Your instructions — In the lines below, output everything from the first line through the line containing "var freq = d3.range(101).map(function(i)" exactly as it is. Pictures are not part of the output.

Start of Given data

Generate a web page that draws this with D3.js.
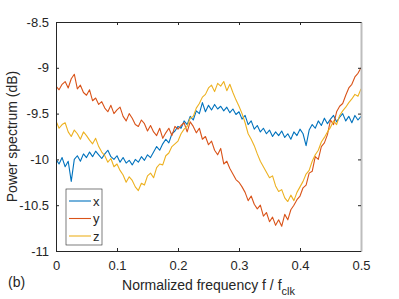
<!DOCTYPE html>
<html>
<head>
<meta charset="utf-8">
<script src="https://cdn.jsdelivr.net/npm/d3@7"></script>
<style>
  body { margin: 0; background: #fff; }
  svg { display: block; }
  text { font-family: "Liberation Sans", Arial, sans-serif; fill: #262626; }
</style>
</head>
<body>
<svg id="chart"></svg>
<script>
// frequency grid, f / f_clk, step 0.005
var freq = d3.range(101).map(function(i) { return +(i * 0.005).toFixed(3); });

var seriesX = [
  -10.00, -10.05, -9.98, -10.08, -10.02, -10.24, -10.00, -9.96, -10.02, -9.94,
  -9.98, -9.92, -9.97, -9.91, -9.95, -9.99, -9.94, -9.90, -9.97, -10.00,
  -9.96, -10.03, -9.98, -10.04, -10.01, -10.06, -10.00, -10.03, -9.97, -10.01,
  -9.95, -9.98, -9.92, -9.86, -9.90, -9.83, -9.78, -9.82, -9.72, -9.69,
  -9.64, -9.66, -9.58, -9.62, -9.53, -9.57, -9.47, -9.50, -9.38, -9.48,
  -9.41, -9.46, -9.40, -9.45, -9.42, -9.47, -9.43, -9.49, -9.45, -9.51,
  -9.48, -9.56, -9.52, -9.62, -9.58, -9.67, -9.63, -9.70, -9.66, -9.72,
  -9.68, -9.75, -9.70, -9.74, -9.69, -9.76, -9.72, -9.78, -9.70, -9.74,
  -9.67, -9.72, -9.85, -9.68, -9.62, -9.66, -9.58, -9.63, -9.55, -9.61,
  -9.56, -9.52, -9.59, -9.54, -9.50, -9.58, -9.53, -9.60, -9.52, -9.57,
  -9.53
];

var seriesY = [
  -9.20, -9.24, -9.18, -9.15, -9.22, -9.12, -9.07, -9.23, -9.19, -9.27,
  -9.30, -9.24, -9.36, -9.33, -9.40, -9.37, -9.44, -9.48, -9.41, -9.50,
  -9.46, -9.43, -9.53, -9.58, -9.50, -9.55, -9.62, -9.64, -9.57, -9.61,
  -9.69, -9.63, -9.70, -9.74, -9.66, -9.77, -9.71, -9.66, -9.74, -9.64,
  -9.67, -9.63, -9.60, -9.70, -9.59, -9.64, -9.71, -9.66, -9.78, -9.75,
  -9.84, -9.80, -9.90, -9.95, -9.88, -10.05, -10.02, -10.10, -10.16, -10.22,
  -10.25, -10.30, -10.36, -10.45, -10.40, -10.49, -10.54, -10.50, -10.62, -10.58,
  -10.68, -10.63, -10.72, -10.66, -10.73, -10.60, -10.66, -10.55, -10.50, -10.44,
  -10.40, -10.31, -10.28, -10.15, -10.13, -9.97, -10.00, -9.86, -9.82, -9.73,
  -9.57, -9.62, -9.48, -9.42, -9.39, -9.30, -9.22, -9.18, -9.10, -9.06,
  -9.00
];

var seriesZ = [
  -9.58, -9.66, -9.62, -9.60, -9.70, -9.75, -9.68, -9.72, -9.78, -9.70,
  -9.74, -9.79, -9.83, -9.77, -9.86, -9.92, -9.96, -10.03, -9.99, -10.08,
  -10.05, -10.12, -10.17, -10.25, -10.19, -10.23, -10.30, -10.34, -10.26, -10.28,
  -10.18, -10.15, -10.20, -10.09, -10.05, -10.06, -9.96, -9.93, -9.86, -9.83,
  -9.80, -9.72, -9.67, -9.64, -9.55, -9.53, -9.44, -9.39, -9.32, -9.29,
  -9.22, -9.19, -9.26, -9.17, -9.20, -9.15, -9.25, -9.18, -9.27, -9.35,
  -9.42, -9.50, -9.60, -9.72, -9.78, -9.85, -9.94, -10.02, -10.08, -10.14,
  -10.20, -10.18, -10.29, -10.35, -10.33, -10.42, -10.46, -10.39, -10.45, -10.36,
  -10.30, -10.24, -10.16, -10.12, -10.02, -9.95, -9.90, -9.81, -9.76, -9.70,
  -9.65, -9.58, -9.62, -9.52, -9.47, -9.43, -9.38, -9.34, -9.29, -9.31,
  -9.23
];

var seriesNames = ["x", "y", "z"];
var seriesColors = ["#0072BD", "#D95319", "#EDB120"];
var xTicks = [0, 0.1, 0.2, 0.3, 0.4, 0.5];
var yTicks = [-11, -10.5, -10, -9.5, -9, -8.5];

var svgWidth = 399, svgHeight = 299;
var margin = { top: 22, right: 38, bottom: 48, left: 56 };
var width = svgWidth - margin.left - margin.right;
var height = svgHeight - margin.top - margin.bottom;

var svg = d3.select("#chart")
    .attr("width", svgWidth)
    .attr("height", svgHeight);

var g = svg.append("g")
    .attr("transform", "translate(" + margin.left + "," + margin.top + ")");

var x = d3.scaleLinear().domain([0, 0.5]).range([0, width]);
var y = d3.scaleLinear().domain([-11, -8.5]).range([height, 0]);

var line = d3.line()
    .x(function(d) { return x(d.f); })
    .y(function(d) { return y(d.v); });

var allSeries = [seriesX, seriesY, seriesZ];

g.append("clipPath").attr("id", "clip")
  .append("rect").attr("width", width).attr("height", height);

allSeries.forEach(function(vals, k) {
    var data = freq.map(function(f, i) { return { f: f, v: vals[i] }; });
    g.append("path")
        .datum(data)
        .attr("clip-path", "url(#clip)")
        .attr("fill", "none")
        .attr("stroke", seriesColors[k])
        .attr("stroke-width", 1.1)
        .attr("stroke-linejoin", "round")
        .attr("d", line);
});

// axes, MATLAB style: ticks inside, box on, plain hyphen minus
function plain(d) { return String(d); }

function styleAxis(sel) {
    sel.selectAll(".domain").attr("stroke", "#262626");
    sel.selectAll(".tick line").attr("stroke", "#262626");
    sel.selectAll("text").attr("font-size", 13).attr("fill", "#262626")
        .attr("font-family", "Liberation Sans, Arial, sans-serif");
}

g.append("g")
    .attr("transform", "translate(0," + height + ")")
    .call(d3.axisBottom(x).tickValues(xTicks).tickFormat(plain).tickSizeInner(-3).tickSizeOuter(0).tickPadding(10))
    .call(styleAxis);

g.append("g")
    .call(d3.axisTop(x).tickValues(xTicks).tickFormat("").tickSizeInner(-3).tickSizeOuter(0))
    .call(styleAxis);

g.append("g")
    .call(d3.axisLeft(y).tickValues(yTicks).tickFormat(plain).tickSizeInner(-3).tickSizeOuter(0).tickPadding(7))
    .call(styleAxis);

g.append("g")
    .attr("transform", "translate(" + width + ",0)")
    .call(d3.axisRight(y).tickValues(yTicks).tickFormat("").tickSizeInner(-3).tickSizeOuter(0))
    .call(styleAxis)
    .select(".domain").attr("stroke", "#bdbdbd").attr("stroke-width", 2);

// axis labels
var xl = svg.append("text")
    .attr("x", margin.left + width / 2)
    .attr("y", 290)
    .attr("text-anchor", "middle")
    .attr("font-size", 14);
xl.append("tspan").text("Normalized frequency f / f");
xl.append("tspan").attr("dy", 5).attr("font-size", 11).text("clk");

svg.append("text")
    .attr("transform", "translate(17," + (margin.top + height / 2) + ") rotate(-90)")
    .attr("text-anchor", "middle")
    .attr("font-size", 14)
    .text("Power spectrum (dB)");

svg.append("text")
    .attr("x", 8)
    .attr("y", 287)
    .attr("font-size", 14)
    .text("(b)");

// legend
var leg = svg.append("g").attr("transform", "translate(66,189)");
leg.append("rect")
    .attr("width", 36).attr("height", 56)
    .attr("fill", "#fff")
    .attr("stroke", "#262626")
    .attr("stroke-width", 0.6);

seriesNames.forEach(function(name, k) {
    var yy = 12 + k * 17.5;
    leg.append("line")
        .attr("x1", 3).attr("x2", 25)
        .attr("y1", yy).attr("y2", yy)
        .attr("stroke", seriesColors[k])
        .attr("stroke-width", 1.1);
    leg.append("text")
        .attr("x", 27).attr("y", yy + 4.5)
        .attr("font-size", 13)
        .text(name);
});
</script>
</body>
</html>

End of Given data

Task output —
Generate a web page that draws this with D3.js.
<!DOCTYPE html>
<html>
<head>
<meta charset="utf-8">
<script src="https://cdn.jsdelivr.net/npm/d3@7"></script>
<style>
  body { margin: 0; background: #fff; }
  svg { display: block; }
  text { font-family: "Liberation Sans", Arial, sans-serif; fill: #262626; }
</style>
</head>
<body>
<svg id="chart"></svg>
<script>
// frequency grid, f / f_clk, step 0.005
var freq = d3.range(101).map(function(i) { return +(i * 0.005).toFixed(3); });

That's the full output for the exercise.